Birth of a Nation

Written by Aaron McGruder and Reginald Hudlin
Art by Kyle Baker
144 pages, color
Published by Crown Publishers

I absolutely love Aaron McGruder’s comic strip The Boondocks. When I heard that McGruder was co-writing a graphic novel with Reginald Hudlin (screenwriter for the movie House Party), I was excited. When I heard that Kyle Baker (Why I Hate Saturn, The Cowboy Wally Show) was illustrating it, I was ecstatic. And when I got my hands on the book, well… good times were definitely here. It’s tough for something to live up to high expectations, but it’s even harder for it to exceed them. And that is exactly what Birth of a Nation did.

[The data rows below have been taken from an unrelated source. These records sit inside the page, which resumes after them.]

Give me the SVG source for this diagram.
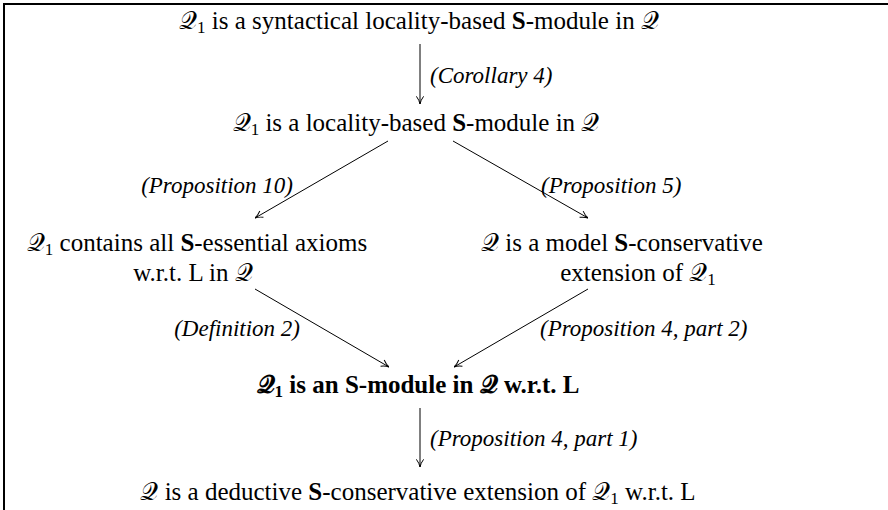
<svg xmlns="http://www.w3.org/2000/svg" width="888" height="510" viewBox="0 0 888 510">
<defs>
<style>
.t{font-family:"Liberation Serif","DejaVu Serif",serif;font-size:25px;fill:#000;text-anchor:middle}
.lab{font-family:"Liberation Serif","DejaVu Serif",serif;font-size:23px;font-style:italic;fill:#000}
.b{font-weight:bold}
.q{font-family:"DejaVu Serif","DejaVu Sans","Noto Sans",serif;font-style:normal}
.s{font-size:17px}
.e{stroke:#000;stroke-width:1;fill:none;marker-end:url(#arr)}
.frame{stroke:#000;stroke-width:2;fill:none}
</style>
<marker id="arr" viewBox="0 0 10 10" refX="10" refY="5" markerWidth="9" markerHeight="9" orient="auto" markerUnits="userSpaceOnUse">
<path d="M1.5,1 Q6,4.3 10,5 Q6,5.7 1.5,9" fill="none" stroke="#000" stroke-width="1.1"/>
</marker>
</defs>
<rect width="888" height="510" fill="#fff"/>
<path class="frame" d="M4,510 V4 H888"/>

<g id="n1"><text class="t" x="419" y="29"><tspan class="q">𝒬</tspan><tspan class="s" dy="4">1</tspan><tspan dy="-4"> is a syntactical locality-based </tspan><tspan class="b">S</tspan>-module in <tspan class="q">𝒬</tspan></text></g>
<g id="n2"><text class="t" x="416" y="131"><tspan class="q">𝒬</tspan><tspan class="s" dy="4">1</tspan><tspan dy="-4"> is a locality-based </tspan><tspan class="b">S</tspan>-module in <tspan class="q">𝒬</tspan></text></g>
<g id="n3"><text class="t" x="197" y="251"><tspan class="q">𝒬</tspan><tspan class="s" dy="4">1</tspan><tspan dy="-4"> contains all </tspan><tspan class="b">S</tspan>-essential axioms</text>
<text class="t" x="193" y="281">w.r.t. L in <tspan class="q">𝒬</tspan></text></g>
<g id="n4"><text class="t" x="622" y="251"><tspan class="q">𝒬</tspan> is a model <tspan class="b">S</tspan>-conservative</text>
<text class="t" x="638" y="281">extension of <tspan class="q">𝒬</tspan><tspan class="s" dy="4">1</tspan></text></g>
<g id="n5"><text class="t b" x="418" y="393"><tspan class="q" font-weight="bold">𝒬</tspan><tspan class="s" dy="4">1</tspan><tspan dy="-4"> is an S-module in </tspan><tspan class="q" font-weight="bold">𝒬</tspan> w.r.t. L</text></g>
<g id="n6"><text class="t" x="418" y="500"><tspan class="q">𝒬</tspan> is a deductive <tspan class="b">S</tspan>-conservative extension of <tspan class="q">𝒬</tspan><tspan class="s" dy="4">1</tspan><tspan dy="-4"> w.r.t. L</tspan></text></g>

<g id="connectors">
<line class="e" x1="420" y1="44" x2="420" y2="104"/>
<line class="e" x1="388" y1="141" x2="255" y2="218"/>
<line class="e" x1="453" y1="141" x2="588" y2="218"/>
<line class="e" x1="255" y1="289" x2="389" y2="367"/>
<line class="e" x1="588" y1="289" x2="454" y2="367"/>
<line class="e" x1="420" y1="408" x2="420" y2="467"/>
<text class="lab" x="430" y="83">(Corollary 4)</text>
<text class="lab" x="293" y="193" text-anchor="end">(Proposition 10)</text>
<text class="lab" x="541" y="193">(Proposition 5)</text>
<text class="lab" x="300" y="336" text-anchor="end">(Definition 2)</text>
<text class="lab" x="540" y="336">(Proposition 4, part 2)</text>
<text class="lab" x="430" y="446">(Proposition 4, part 1)</text>
</g>
</svg>
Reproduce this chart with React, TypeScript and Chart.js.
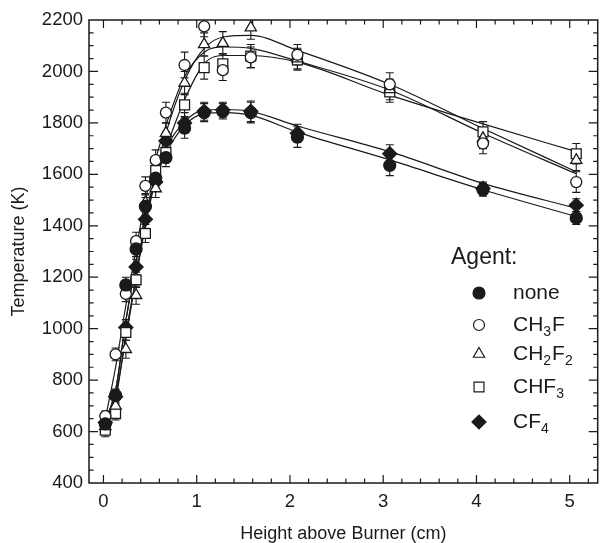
import React, { useEffect, useRef } from 'react';
import { Chart, registerables } from 'chart.js';
import { drawPoint } from 'chart.js/helpers';

Chart.register(...registerables);

// ---------- data ----------
const heights = [0.02, 0.13, 0.24, 0.35, 0.45, 0.56, 0.67, 0.87, 1.08, 1.28, 1.58, 2.08, 3.07, 4.07, 5.07];

const tempNone = [630, 740, 1170, 1310, 1475, 1585, 1665, 1780, 1840, 1845, 1840, 1745, 1635, 1540, 1430];
const tempCH3F = [660, 900, 1135, 1340, 1555, 1655, 1840, 2025, 2175, 2005, 2055, 2065, 1950, 1720, 1570];
const tempCH2F2 = [620, 700, 920, 1130, 1490, 1545, 1760, 1955, 2105, 2110, 2170, 2050, 1930, 1740, 1655];
const tempCHF3 = [605, 670, 985, 1190, 1370, 1615, 1685, 1870, 2015, 2030, 2060, 2045, 1920, 1765, 1680];
const tempCF4 = [635, 735, 1005, 1240, 1425, 1570, 1730, 1800, 1845, 1850, 1845, 1760, 1680, 1545, 1480];

const errNone = [20, 25, 30, 30, 35, 35, 35, 40, 35, 30, 40, 40, 40, 25, 25];
const errCH3F = [20, 25, 30, 35, 35, 40, 40, 50, 40, 40, 40, 40, 45, 40, 40];
const errCH2F2 = [20, 25, 35, 35, 35, 35, 40, 45, 45, 45, 45, 40, 40, 40, 40];
const errCHF3 = [25, 25, 30, 30, 35, 35, 40, 45, 45, 40, 45, 40, 40, 40, 40];
const errCF4 = [20, 25, 30, 30, 35, 35, 35, 40, 35, 30, 40, 35, 35, 25, 25];

// smooth fit curves
const fitHeights = [0.02, 0.13, 0.24, 0.35, 0.45, 0.56, 0.67, 0.87, 1.08, 1.3, 1.58, 2.08, 3.07, 4.07, 5.07];
const fitNone = [640, 760, 1030, 1260, 1440, 1580, 1680, 1790, 1836, 1840, 1830, 1764, 1656, 1540, 1436];
const fitCH3F = [650, 850, 1090, 1310, 1500, 1660, 1790, 1980, 2075, 2095, 2090, 2040, 1928, 1760, 1602];
const fitCH2F2 = [625, 740, 960, 1200, 1420, 1600, 1760, 1965, 2090, 2135, 2140, 2082, 1950, 1778, 1610];
const fitCHF3 = [610, 720, 980, 1200, 1400, 1580, 1700, 1890, 2030, 2062, 2062, 2036, 1908, 1796, 1688];
const fitCF4 = [640, 760, 1030, 1260, 1440, 1590, 1700, 1805, 1850, 1852, 1845, 1788, 1688, 1565, 1468];

const xTickValues = [0, 1, 2, 3, 4, 5];
const yTickValues = [400, 600, 800, 1000, 1200, 1400, 1600, 1800, 2000, 2200];

const legendTitle = 'Agent:';
// label pieces alternate: normal, subscript, normal, subscript...
const labelNone = ['none'];
const labelCH3F = ['CH', '3', 'F'];
const labelCH2F2 = ['CH', '2', 'F', '2'];
const labelCHF3 = ['CHF', '3'];
const labelCF4 = ['CF', '4'];

const FONT = '"Liberation Sans", Arial, Helvetica, sans-serif';

type Series = {
  label: string[];
  values: number[];
  errors: number[];
  fit: number[];
  style: 'circle' | 'triangle' | 'rect' | 'rectRot';
  filled: boolean;
  radius: number;
};

const series: Series[] = [
  { label: labelNone, values: tempNone, errors: errNone, fit: fitNone, style: 'circle', filled: true, radius: 6 },
  { label: labelCH3F, values: tempCH3F, errors: errCH3F, fit: fitCH3F, style: 'circle', filled: false, radius: 5.5 },
  { label: labelCH2F2, values: tempCH2F2, errors: errCH2F2, fit: fitCH2F2, style: 'triangle', filled: false, radius: 6.5 },
  { label: labelCHF3, values: tempCHF3, errors: errCHF3, fit: fitCHF3, style: 'rect', filled: false, radius: 7 },
  { label: labelCF4, values: tempCF4, errors: errCF4, fit: fitCF4, style: 'rectRot', filled: true, radius: 7 },
];

const INK = '#1a1a1a';

const errorBarPlugin = {
  id: 'errorBars',
  beforeDatasetsDraw(chart: any) {
    const { ctx, chartArea, scales } = chart;
    const xs = scales.x;
    const ys = scales.y;
    ctx.save();
    ctx.beginPath();
    ctx.rect(chartArea.left, chartArea.top, chartArea.right - chartArea.left, chartArea.bottom - chartArea.top);
    ctx.clip();
    ctx.strokeStyle = INK;
    ctx.lineWidth = 1.1;
    series.forEach((s) => {
      s.values.forEach((v, i) => {
        const px = xs.getPixelForValue(heights[i]);
        const top = ys.getPixelForValue(v + s.errors[i]);
        const bot = ys.getPixelForValue(v - s.errors[i]);
        ctx.beginPath();
        ctx.moveTo(px, top);
        ctx.lineTo(px, bot);
        ctx.moveTo(px - 4, top);
        ctx.lineTo(px + 4, top);
        ctx.moveTo(px - 4, bot);
        ctx.lineTo(px + 4, bot);
        ctx.stroke();
      });
    });
    ctx.restore();
  },
};

const frameTicksPlugin = {
  id: 'frameTicks',
  afterDraw(chart: any) {
    const { ctx, chartArea, scales } = chart;
    const xs = scales.x;
    const ys = scales.y;
    const { left, right, top, bottom } = chartArea;
    ctx.save();
    ctx.strokeStyle = INK;
    ctx.lineWidth = 1.5;
    ctx.strokeRect(left, top, right - left, bottom - top);
    ctx.lineWidth = 1.2;
    ctx.beginPath();
    for (let k = -1; k <= 26; k++) {
      const v = k * 0.2;
      const px = xs.getPixelForValue(v);
      if (px < left + 1 || px > right - 1) continue;
      const major = k % 5 === 0;
      const len = major ? 8 : 4.5;
      ctx.moveTo(px, bottom);
      ctx.lineTo(px, bottom - len);
      ctx.moveTo(px, top);
      ctx.lineTo(px, top + len);
    }
    for (let v = 400; v <= 2200; v += 50) {
      const py = ys.getPixelForValue(v);
      if (py < top + 1 || py > bottom - 1) continue;
      const major = v % 200 === 0;
      const len = major ? 9 : 4.5;
      ctx.moveTo(left, py);
      ctx.lineTo(left + len, py);
      ctx.moveTo(right, py);
      ctx.lineTo(right - len, py);
    }
    ctx.stroke();
    ctx.restore();
  },
};

const legendPlugin = {
  id: 'customLegend',
  afterDraw(chart: any) {
    const { ctx } = chart;
    ctx.save();
    ctx.fillStyle = INK;
    ctx.textBaseline = 'middle';
    ctx.textAlign = 'left';
    ctx.font = `23px ${FONT}`;
    ctx.fillText(legendTitle, 451, 258);
    const rows = [293, 325, 354, 387, 422];
    series.forEach((s, i) => {
      const y = rows[i];
      ctx.fillStyle = s.filled ? INK : '#ffffff';
      ctx.strokeStyle = INK;
      ctx.lineWidth = 1.2;
      drawPoint(ctx, { pointStyle: s.style, radius: s.radius, rotation: 0, borderWidth: 1.2 }, 479, y);
      let x = 513;
      ctx.fillStyle = INK;
      s.label.forEach((part, j) => {
        const sub = j % 2 === 1;
        ctx.font = sub ? `14px ${FONT}` : `21px ${FONT}`;
        ctx.fillText(part, x, sub ? y + 7 : y);
        x += ctx.measureText(part).width + (sub ? 1 : 0);
      });
    });
    ctx.restore();
  },
};

export default function App() {
  const canvasRef = useRef<HTMLCanvasElement | null>(null);

  useEffect(() => {
    const canvas = canvasRef.current;
    if (!canvas) return;

    const fitSets = series.map((s) => ({
      type: 'line' as const,
      data: fitHeights.map((h, i) => ({ x: h, y: s.fit[i] })),
      borderColor: INK,
      borderWidth: 1.2,
      pointRadius: 0,
      fill: false,
      cubicInterpolationMode: 'monotone' as const,
      order: 10,
    }));
    const pointSets = series.map((s) => ({
      type: 'line' as const,
      data: heights.map((h, i) => ({ x: h, y: s.values[i] })),
      showLine: false,
      pointStyle: s.style,
      pointRadius: s.radius,
      pointBorderWidth: 1.3,
      pointBorderColor: INK,
      pointBackgroundColor: s.filled ? INK : '#ffffff',
      order: 1,
    }));

    const chart = new Chart(canvas, {
      type: 'line',
      data: { datasets: [...fitSets, ...pointSets] as any },
      options: {
        responsive: false,
        animation: false,
        layout: { padding: { top: 20, right: 5, left: 0, bottom: 0 } },
        plugins: { legend: { display: false }, tooltip: { enabled: false } },
        scales: {
          x: {
            type: 'linear',
            min: -0.155,
            max: 5.3,
            grid: { display: false, drawTicks: false, tickLength: 0 },
            border: { display: false },
            afterBuildTicks: (scale: any) => {
              scale.ticks = xTickValues.map((v) => ({ value: v }));
            },
            afterFit: (scale: any) => {
              scale.height = 60;
            },
            ticks: {
              color: INK,
              font: { family: FONT, size: 18.5 },
              padding: 8,
              maxRotation: 0,
              callback: (v: any) => String(v),
            },
            title: {
              display: true,
              text: 'Height above Burner (cm)',
              color: INK,
              font: { family: FONT, size: 18, lineHeight: 1 },
              padding: { top: 0, bottom: 0 },
            },
          },
          y: {
            type: 'linear',
            min: 400,
            max: 2200,
            grid: { display: false, drawTicks: false, tickLength: 0 },
            border: { display: false },
            afterBuildTicks: (scale: any) => {
              scale.ticks = yTickValues.map((v) => ({ value: v }));
            },
            afterFit: (scale: any) => {
              scale.width = 89;
            },
            ticks: {
              color: INK,
              font: { family: FONT, size: 18.5 },
              padding: 6,
              callback: (v: any) => String(v),
            },
            title: {
              display: true,
              text: 'Temperature (K)',
              color: INK,
              font: { family: FONT, size: 18, lineHeight: 1 },
              padding: { top: 10, bottom: 0 },
            },
          },
        },
      },
      plugins: [errorBarPlugin, frameTicksPlugin, legendPlugin],
    });

    return () => {
      chart.destroy();
    };
  }, []);

  return (
    <div style={{ position: 'fixed', left: 0, top: 0, width: 606, height: 543, background: '#ffffff' }}>
      <canvas ref={canvasRef} width={606} height={543} style={{ display: 'block' }} />
    </div>
  );
}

In the 2000 Presidential Election, the people of East St. Louis, Illinois were routinely turned away from polls for a variety of fictitious reasons, the state’s electoral votes going to Governor Caldwell and giving him the presidency. When the people of East St. Louis are told that their voting rights were illegally taken away from them, but that Caldwell would still become president, they got mad. And then they decided to take action. But can the run down city of East St. Louis really secede from the United States and become its own nation?

It’s easy to see where McGruder and Hudlin got their inspiration for Birth of a Nation from, thinly disguising the real events of the 2000 election. As Hudlin’s introduction to the book explains, though, those are hardly the only events that are based on reality in Birth of a Nation. He and McGruder wisely set their graphic novel in East St. Louis because this decaying city really does exist, and it really is in such dire straits. Readers of Dennis O’Neil’s The Question for DC Comics will be familiar with East St. Louis (it’s what the fictitious Hub City was based on) and its problems, from garbage strikes to rampant corruption and unemployment. McGruder and Hudlin show a city of people who don’t have very much, but still rebel when their rights as citizens of the United States are taken away from them, and from that moment on you find yourself with a great deal of respect for them. While many of the characters prove themselves to be admirable early on, like Mayor Fredericks who tries to do right for his constituents, it’s impressive how the city is able to rise up, together, and make a stand.Of course, Birth of a Nation is also awfully funny. There’s a lot of humor and satire here, from jokes about the oil companies controlling the world, to the most dangerous General in the new nation’s military trying to prove himself worthy of the job. As the story progresses, it does so in a logical fashion, each new piece building on what happened before. Even as money woes strike at Blackland (the story of how the name for the country comes about is amusing enough that I won’t explain it here), solutions arrive in a way that makes perfect sense in today’s world. By the end of Birth of a Nation, you can’t help but be impressed with how tightly crafted McGruder and Hudlin’s script is. The Boondocks makes me laugh on a regular basis and House Party is a pretty funny movie, but Birth of a Nation is the sharpest creation I’ve seen the two of them work on.

Baker’s art for Birth of a Nation both does and does not work for me. I really like his individual illustrations, as each one is paired with a caption or dialogue beneath it. Baker’s art style at a casual glance looks whimsical, with its cartoonish faces and expressions, but he’s able to shift over to serious in an instant as the story demands. This is also probably the nicest color art I’ve seen from Baker; the color gradients help give the art a lot of depth without looking out of place. It almost goes without saying that Birth of a Nation has the best range of darker skin tones that I can remember seeing in comics; it’s great to see a graphic novel that remembers that you should have more than one color value for “black skin”. The one thing I don’t like about Baker’s art, though, is the lack of sequential art. Panels never seem to really lead into one another, instead all serving as self-contained images that could just as easily be shuffled across the page at random. Moving from one image to the next, you almost never get a feeling of any real sort of progression. It’s less like you’re reading a comic and more like a book of movie storyboards. There are several instances where captions below the art explain reactions or events that the art should have depicted. Instead of having a single large panel with a static image talking about a crowd which suddenly erupts into booing, why not put two panels in there that actually show the crowd’s reaction as they move into action? It’s this lack of storytelling in Birth of a Nation that’s a little frustrating; I’m not sure if it’s a problem of a script that didn’t have confidence in the art to tell the story, or if the art just didn’t provide the needed transitions and the script had to make up for it. Either way it falls down on that part of its duties. It’s an unfortunate stumble in an otherwise excellent book.

Birth of a Nation was a strong enough graphic novel that I’ll say right now that if McGruder, Hudlin, and Baker collaborate again I’m definitely going to buy that project sight unseen. Birth of a Nation is funny, it’s serious, and all points in-between. Hopefully Crown Publishers (which is part of the Random House publishing empire) will get Birth of a Nation into all the right hands, because it deserves to be seen by many. Whether it’s talking about the rights of United States citizens or the prospect of putting Will Smith’s face on the dime, Birth of a Nation succeeds admirably in entertaining its audience.